Homenagem aos derrotados
A maioria dos filmes dentro do gênero Guerra trabalham de forma na qual ao mesmo tempo em que apresentam os horrores de grandes conflitos da história criticando-os, exaltam as melhores qualidades dos homens e nações que nelas serviram. Dunkirk, novo trabalho do prestigiado cineasta britânico Christopher Nolan, faz exatamente isso, e parece existir para tal propósito. A diferença é que Nolan homenageia uma nação “derrotada”. A sua nação.
Durante a Segunda Guerra Mundial, a França era tomada pela Alemanha, e os aliados do país europeu expulsos do front de batalha, até a entrada dos EUA no conflito. O novo filme de Nolan centra exclusivamente neste pedacinho do terrível momento da humanidade, usando como cenário a praia do litoral de Dunquerque, norte da França, quando forças britânicas e francesas ficaram encurraladas e precisaram ser evacuadas pelo mar.
Imagine Zack Snyder ou Michael Bay de grife e temos Christopher Nolan. A definição não é depreciativa, sendo os primeiros mestres no cinema técnico de centenas de milhões de dólares de orçamento. Nolan também o é, mas acima de tudo, preza ser um contador de histórias, dando importância a detalhes que os outros citados passam por cima. No meio de toda a adrenalina de seu cinema autoral, Nolan respira, dá espaço para seus atores, cria um clima e desenvolve uma única cena com mais apreço do que maioria dos cineastas de aluguel.
Podemos notar isto logo na cena que abre Dunkirk, quando soldados ingleses andam pela rua deserta da cidade, enquanto folhetos esvoaçantes criam a antítese de confetes celebrativos da vitória. O escopo da cena e seu enquadramento servem de prenúncio afirmando que este é um filme com F maiúsculo, que precisa ser assistido no cinema. Daí compreendemos um pouco mais o discurso de Nolan contra as plataformas de streaming, e entendemos que o cinema de Nolan é de grande magnitude, nos remetendo ao tempo de nossas primeiras sessões na tela grande.

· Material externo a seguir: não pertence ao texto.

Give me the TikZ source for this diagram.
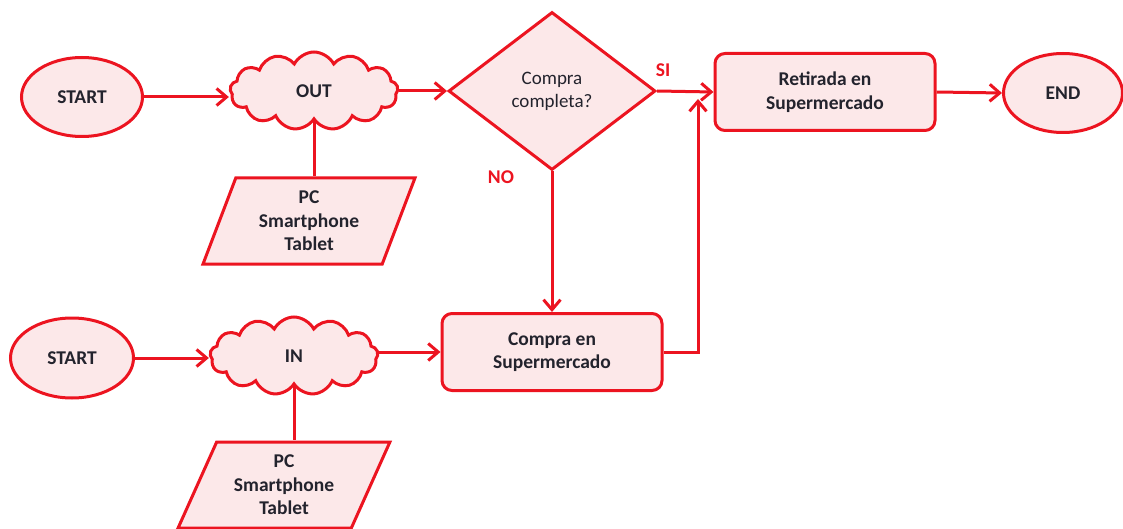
\documentclass[tikz,border=0pt]{standalone}
\usepackage{fontspec}
\setmainfont{Carlito}
\usetikzlibrary{shapes.geometric,shapes.symbols,arrows.meta}
\definecolor{flowred}{RGB}{236,20,32}
\definecolor{flowfill}{RGB}{252,232,233}
\definecolor{flowtext}{RGB}{35,35,45}
\tikzset{
  base/.style={draw=flowred, fill=flowfill, line width=3pt, text=flowtext,
    font=\fontsize{19.5}{23.5}\selectfont\bfseries, align=center, inner sep=2pt},
  terminal/.style={base, ellipse, minimum width=121pt, minimum height=79pt},
  channel/.style={base, cloud, cloud puffs=13, cloud puff arc=125, cloud ignores aspect,
    minimum width=168pt, minimum height=78pt},
  device/.style={base, trapezium, trapezium stretches=true, minimum height=86pt,
    minimum width=212pt},
  decision/.style={base, diamond, minimum width=207pt, minimum height=158pt,
    font=\fontsize{19}{23}\selectfont},
  process/.style={base, rectangle, rounded corners=10pt, minimum width=220pt, minimum height=77pt},
  link/.style={draw=flowred, line width=3pt},
  arr/.style={link, -{Straight Barb[length=10pt,width=17pt,line width=3pt]}},
  tag/.style={text=flowred, font=\fontsize{19.5}{22}\selectfont\bfseries}
}
\begin{document}
\begin{tikzpicture}[x=1pt,y=-1pt]
\useasboundingbox (0,0) rectangle (1123,529);

% upper branch: purchase outside the store
\node[terminal] (start1) at (82,97) {START};
\node[channel] (out) at (314,91) {OUT};
\node[device, trapezium left angle=70, trapezium right angle=110] (dev1) at (309,221)
  {PC\\Smartphone\\Tablet};
\node[decision] (check) at (552,91) {Compra\\completa?};
\node[process] (pickup) at (825,92) {Retirada en\\Supermercado};
\node[terminal, minimum width=119pt] (end) at (1063,93) {END};

% lower branch: purchase inside the store
\node[terminal, minimum width=123pt, minimum height=80pt] (start2) at (72,358) {START};
\node[channel] (in) at (294,356) {IN};
\node[device, trapezium left angle=65, trapezium right angle=115] (dev2) at (284,485)
  {PC\\Smartphone\\Tablet};
\node[process] (store) at (552,352) {Compra en\\Supermercado};

\coordinate (join) at (698,99);

\draw[arr] (start1) -- (out.west |- start1.east);
\draw[link] (out.south) -- (out.south |- dev1.north);
\draw[arr] (out.east |- check.west) -- (check.west);
\draw[arr] (check.east) -- (pickup.west);
\draw[arr] (pickup.east) -- (end.west);
\draw[arr] (check.south) -- (store.north);
\draw[arr] (store.east) -| (join);

\draw[arr] (start2) -- (in.west |- start2.east);
\draw[link] (in.south) -- (in.south |- dev2.north);
\draw[arr] (in.east |- store.west) -- (store.west);

\node[tag] (si) at (663,70) {SI};
\node[tag] (no) at (501,177) {NO};
\end{tikzpicture}
\end{document}
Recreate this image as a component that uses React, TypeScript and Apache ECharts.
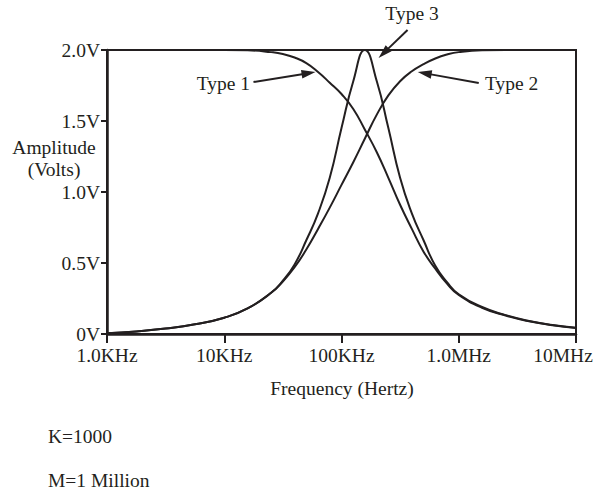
import React, { useEffect, useRef } from 'react';
import * as echarts from 'echarts';

// Frequency in Hz (log axis)
const frequencies = [
  1000, 1780, 3160, 5620, 10000, 15800, 25100, 31600, 39800, 50100, 63100, 79400,
  100000, 126000, 158000, 200000, 251000, 316000, 398000, 501000, 631000, 794000,
  1000000, 1580000, 2510000, 3980000, 6310000, 10000000,
];

// Amplitude in volts
const type1 = [
  2.0, 2.0, 2.0, 2.0, 2.0, 1.998, 1.985, 1.972, 1.947, 1.908, 1.845, 1.77,
  1.69, 1.585, 1.44, 1.28, 1.1, 0.91, 0.74, 0.58, 0.46, 0.355,
  0.275, 0.185, 0.13, 0.09, 0.062, 0.042,
];
const type2 = [
  0.005, 0.018, 0.038, 0.068, 0.115, 0.18, 0.29, 0.37, 0.47, 0.595, 0.74, 0.89,
  1.05, 1.21, 1.375, 1.545, 1.68, 1.78, 1.85, 1.9, 1.94, 1.968,
  1.985, 1.998, 2.0, 2.0, 2.0, 2.0,
];
const type3 = [
  0.005, 0.018, 0.038, 0.068, 0.115, 0.18, 0.29, 0.375, 0.49, 0.66, 0.85, 1.1,
  1.45, 1.78, 2.0, 1.78, 1.45, 1.1, 0.85, 0.66, 0.48, 0.365,
  0.28, 0.19, 0.133, 0.092, 0.064, 0.044,
];

const seriesNames = ['Type 1', 'Type 2', 'Type 3'];
const yTickValues = [0, 0.5, 1.0, 1.5, 2.0];
const yTickLabels = ['0V', '0.5V', '1.0V', '1.5V', '2.0V'];
const xTickValues = [1000, 10000, 100000, 1000000, 10000000];
const xTickLabels = ['1.0KHz', '10KHz', '100KHz', '1.0MHz', '10MHz'];
const xAxisTitle = 'Frequency (Hertz)';
const yAxisTitle = ['Amplitude', '(Volts)'];
const notes = ['K=1000', 'M=1 Million'];
// arrow tip locations in data space (frequency, volts)
const arrowTipFreq = [60000, 447000, 207000];
const arrowTipVolts = [1.845, 1.845, 1.944];

const INK = '#231f20';
const FONT = "'Liberation Serif', 'Times New Roman', serif";
const FS = 19.5;

export default function App() {
  const ref = useRef<HTMLDivElement>(null);

  useEffect(() => {
    if (!ref.current) return;
    const chart = echarts.init(ref.current, undefined, { renderer: 'svg' });

    const mk = (vals: number[]) => frequencies.map((f, i) => [f, vals[i]]);
    const labelFont = { color: INK, fontFamily: FONT, fontSize: FS };

    chart.setOption({
      animation: false,
      backgroundColor: '#ffffff',
      grid: {
        left: 107,
        right: 23,
        top: 50,
        bottom: 155,
        containLabel: false,
        outerBoundsMode: 'none',
        show: true,
        borderColor: INK,
        borderWidth: 2,
        backgroundColor: 'transparent',
      },
      xAxis: {
        type: 'log',
        logBase: 10,
        min: 1000,
        max: 10000000,
        axisLine: { show: true, lineStyle: { color: INK, width: 2.5 } },
        axisTick: { show: true, inside: false, length: 9, lineStyle: { color: INK, width: 2 } },
        splitLine: { show: false },
        minorTick: { show: false },
        axisLabel: {
          margin: 11,
          ...labelFont,
          hideOverlap: false,
          formatter: (v: number) => {
            const idx = xTickValues.findIndex((t) => Math.abs(Math.log10(t) - Math.log10(v)) < 1e-6);
            if (idx < 0) return '';
            return idx === xTickValues.length - 1 ? `{last|${xTickLabels[idx]}}` : xTickLabels[idx];
          },
          rich: {
            last: { ...labelFont, padding: [0, 26, 0, 0] },
          },
        },
      },
      yAxis: {
        type: 'value',
        min: 0,
        max: 2,
        interval: 0.5,
        axisLine: { show: true, lineStyle: { color: INK, width: 2.5 } },
        axisTick: { show: true, inside: false, length: 6, lineStyle: { color: INK, width: 2 } },
        splitLine: { show: false },
        axisLabel: {
          margin: 7,
          ...labelFont,
          formatter: (v: number) => {
            const idx = yTickValues.findIndex((t) => Math.abs(t - v) < 1e-6);
            return idx >= 0 ? yTickLabels[idx] : '';
          },
        },
      },
      series: [type1, type2, type3].map((vals, i) => ({
        name: seriesNames[i],
        type: 'line',
        data: mk(vals),
        smooth: 0.5,
        showSymbol: false,
        symbol: 'none',
        clip: true,
        lineStyle: { color: INK, width: 2 },
        z: 3,
      })),
    });

    const tips = arrowTipFreq.map((f, i) =>
      chart.convertToPixel({ gridIndex: 0 }, [f, arrowTipVolts[i]]) as number[]
    );
    // tail offsets (pixels) from each tip
    const tailOffsets = [
      [-62, 10],
      [61, 11],
      [29, -28],
    ];

    const arrow = (tip: number[], off: number[]) => {
      const tail = [tip[0] + off[0], tip[1] + off[1]];
      const dx = tip[0] - tail[0];
      const dy = tip[1] - tail[1];
      const len = Math.sqrt(dx * dx + dy * dy);
      const ux = dx / len;
      const uy = dy / len;
      const headLen = 14;
      const halfW = 4.2;
      const bx = tip[0] - ux * headLen;
      const by = tip[1] - uy * headLen;
      const px = -uy;
      const py = ux;
      return [
        {
          type: 'line',
          shape: { x1: tail[0], y1: tail[1], x2: bx + ux * 2, y2: by + uy * 2 },
          style: { stroke: INK, lineWidth: 2 },
          z: 10,
        },
        {
          type: 'polygon',
          shape: {
            points: [
              [tip[0], tip[1]],
              [bx + px * halfW, by + py * halfW],
              [bx - px * halfW, by - py * halfW],
            ],
          },
          style: { fill: INK },
          z: 10,
        },
      ];
    };

    const textStyle = (text: string, align: string) => ({
      text,
      fill: INK,
      font: `${FS}px ${FONT}`,
      align,
      verticalAlign: 'middle',
    });

    chart.setOption({
      graphic: [
        ...arrow(tips[0], tailOffsets[0]),
        ...arrow(tips[1], tailOffsets[1]),
        ...arrow(tips[2], tailOffsets[2]),
        { type: 'text', x: 250, y: 83, style: textStyle(seriesNames[0], 'right'), z: 10 },
        { type: 'text', x: 485, y: 83, style: textStyle(seriesNames[1], 'left'), z: 10 },
        { type: 'text', x: 412, y: 13, style: textStyle(seriesNames[2], 'center'), z: 10 },
        { type: 'text', x: 54, y: 147, style: textStyle(yAxisTitle[0], 'center'), z: 10 },
        { type: 'text', x: 54, y: 169, style: textStyle(yAxisTitle[1], 'center'), z: 10 },
        { type: 'text', x: 342, y: 388, style: textStyle(xAxisTitle, 'center'), z: 10 },
        { type: 'text', x: 48, y: 436, style: textStyle(notes[0], 'left'), z: 10 },
        { type: 'text', x: 48, y: 480, style: textStyle(notes[1], 'left'), z: 10 },
      ],
    });

    return () => chart.dispose();
  }, []);

  return (
    <div
      ref={ref}
      style={{ position: 'fixed', left: 0, top: 0, width: 599, height: 489, background: '#fff' }}
    />
  );
}
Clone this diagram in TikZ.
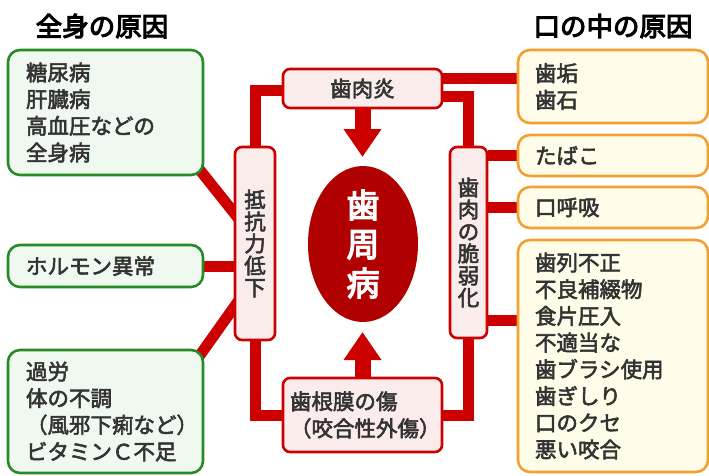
\documentclass[tikz,border=0pt]{standalone}
\usepackage{fontspec}
\setmainfont{Noto Sans CJK JP}
\newfontfamily\jpm[FakeBold=2.6]{Noto Sans CJK JP}
\newfontfamily\jpb[FakeBold=4]{Noto Sans CJK JP}
\usetikzlibrary{arrows.meta,shapes.geometric,backgrounds}
\definecolor{cred}{HTML}{CC0000}
\definecolor{dred}{HTML}{B00000}
\definecolor{rfill}{HTML}{FBECEC}
\definecolor{gline}{HTML}{268A26}
\definecolor{gfill}{HTML}{EFF9EF}
\definecolor{oline}{HTML}{F4A030}
\definecolor{ofill}{HTML}{FFFDE9}
\definecolor{txt}{HTML}{333333}
\begin{document}
\begin{tikzpicture}[x=1pt,y=-1pt,
  gbox/.style={draw=gline, fill=gfill, line width=2.6pt, rounded corners=12pt,
    minimum width=195pt, text width=159pt, inner xsep=18pt, inner ysep=0pt,
    align=left, text=txt, font={\jpm\fontsize{21.5}{26.7}\selectfont}},
  obox/.style={gbox, draw=oline, fill=ofill, minimum width=190pt, text width=156pt, inner xsep=17pt},
  rbox/.style={draw=cred, fill=rfill, line width=2.6pt, rounded corners=7pt,
    inner sep=0pt, text=txt, font={\jpm\fontsize{21.5}{27}\selectfont}},
  vbox/.style={rbox, align=center, font={\jpm\fontsize{21.5}{22}\selectfont}},
  title/.style={text=black, font={\jpb\fontsize{26.5}{30}\selectfont}},
  conn/.style={draw=cred, line width=11pt, line join=miter},
  bigarr/.style={draw=cred, line width=16pt, -{Triangle[width=36pt,length=28pt]}}
]
\useasboundingbox (0,0) rectangle (709,475);

% titles
\node[title] (tL) at (102,26) {全身の原因};
\node[title] (tR) at (613,26) {口の中の原因};

% left green boxes
\node[gbox, minimum height=125pt] (g1) at (105.5,112.5) {糖尿病\\肝臓病\\高血圧などの\\全身病};
\node[gbox, minimum height=42pt] (g2) at (105.5,266) {ホルモン異常};
\node[gbox, minimum height=123pt] (g3) at (105.5,411.5) {過労\\体の不調\\（風邪下痢など）\\ビタミンＣ不足};

% right orange boxes
\node[obox, minimum height=73pt] (o1) at (613,86.5) {歯垢\\歯石};
\node[obox, minimum height=41pt] (o2) at (613,155.5) {たばこ};
\node[obox, minimum height=41pt] (o3) at (613,207.5) {口呼吸};
\node[obox, minimum height=232pt] (o4) at (613,356) {歯列不正\\不良補綴物\\食片圧入\\不適当な\\歯ブラシ使用\\歯ぎしり\\口のクセ\\悪い咬合};

% red boxes
\node[rbox, minimum width=159pt, minimum height=39pt] (r1) at (362.5,88.5) {歯肉炎};
\node[vbox, minimum width=40pt, minimum height=193pt] (r2) at (255,243.5) {抵\\抗\\力\\低\\下};
\node[vbox, minimum width=37pt, minimum height=191pt] (r3) at (468.5,242.5) {歯\\肉\\の\\脆\\弱\\化};
\node[rbox, minimum width=159pt, minimum height=74pt, text width=145pt, inner xsep=7pt, align=left] (r4) at (362.5,415) {歯根膜の傷\\（咬合性外傷）};

% central ellipse
\node[ellipse, fill=dred, minimum width=110pt, minimum height=156pt, inner sep=0pt,
  align=center, text=white, font={\jpb\fontsize{33}{39}\selectfont}] (e) at (363,244) {歯\\周\\病};

% arrows
\coordinate (dtip) at (362.5,157);
\coordinate (utip) at (362.5,332);
\draw[bigarr] (r1.south) -- (dtip);
\draw[bigarr] (r4.north) -- (utip);

% connectors behind
\begin{scope}[on background layer]
\fill[white] (0,0) rectangle (709,475);
\draw[conn] ([yshift=-1.5pt]r1.west) -| (r2.north);
\coordinate (a1) at ([yshift=10.5pt]r1.east);
\draw[conn] (a1) -- (a1 -| o1.west);
\coordinate (a2) at ([yshift=-7.5pt]r1.east);
\draw[conn] (a2) -| (r3.north);
\draw[conn] (r2.south) |- (r4.west);
\draw[conn] (r3.south) |- (r4.east);
\draw[conn] ([xshift=-13pt,yshift=17pt]g1.south east) -- ([xshift=10pt,yshift=18.5pt]r2.west);
\draw[conn] (g2.east) -- (g2.east -| r2.west);
\draw[conn] ([xshift=-13pt,yshift=-18.6pt]g3.north east) -- ([xshift=10pt,yshift=-50.1pt]r2.west);
\draw[conn] (o2.west -| r3.east) -- (o2.west);
\draw[conn] (o3.west -| r3.east) -- (o3.west);
\coordinate (a3) at ([yshift=-77.5pt]r3.east);
\draw[conn] (a3) -- (a3 -| o4.west);
\end{scope}
\end{tikzpicture}
\end{document}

Na trama, o estreante Fionn Whitehead interpreta Tommy, um dos muitos soldados tentando escapar do cerco imposto pelos alemães. O jovem descoberto por Nolan tem uma boa presença de cena, fisicamente lembrando bastante um dos recorrentes colaboradores do diretor: Christian Bale. Seu personagem serve de face para nos centrar neste conto, formado por três segmentos: ar, terra e mar.
Acompanhando a epopeia dos soldados que não conseguem deixar a costa – e que ainda faz uso do cantor Harry Styles estreando com o pé direito nas telonas – temos segmentos protagonizados por Tom Hardy e pelo vencedor do Oscar Mark Rylance (Ponte de Espiões). Hardy interpreta um dos pilotos dando respaldo aéreo para os aliados – e nos fazendo imaginar o Top Gun de Nolan – e Rylance vive um dos muitos civis britânicos que partem por conta própria pelo mar para o resgate dos conterrâneos, momento que ainda guarda a participação de Cillian Murphy.
É bem verdade que a obra escrita e dirigida por Christopher Nolan não possui uma narrativa tradicional e costumeira para o gênero. Esta não é uma história com começo, meio e fim, na qual passamos duas horas conhecendo os personagens. O diretor escolhe traçar o caminho inverso, nos arremessando de paraquedas dentro do cenário caótico, para que ao lado daqueles rostos quase sem nome, experimentemos alguns dos momentos mais tensos de 2017. E isso o cineasta entrega muito bem. Durante a projeção me peguei pensando sobre a construção de cenas do diretor, como tudo funciona de forma harmoniosa – destaque para trilha de Hans Zimmer.
Dunkirk ganha por ser diferente. Por ser um filme de guerra único. Por ser muito mais uma experiência do que uma história propriamente. Porque Nolan gosta de ousar e experimentar ao criar suas cenas e sua narrativa. Porque Nolan é um diretor à moda antiga, cada vez mais em extinção dentro do cinema mainstream da atualidade. Porque vai direto ao ponto, sendo uma obra concisa, sem perder seu impacto e relevância. Porque é poética sem precisar de palavras e por ter seus muitos significados implícitos a cada frame (resposta para os críticos que o acusam de ser um cineasta extremamente expositivo em seus diálogos). Acima de tudo, porque Dunkirk é cinema pipoca de entretenimento que estamos precisando nestes tempos.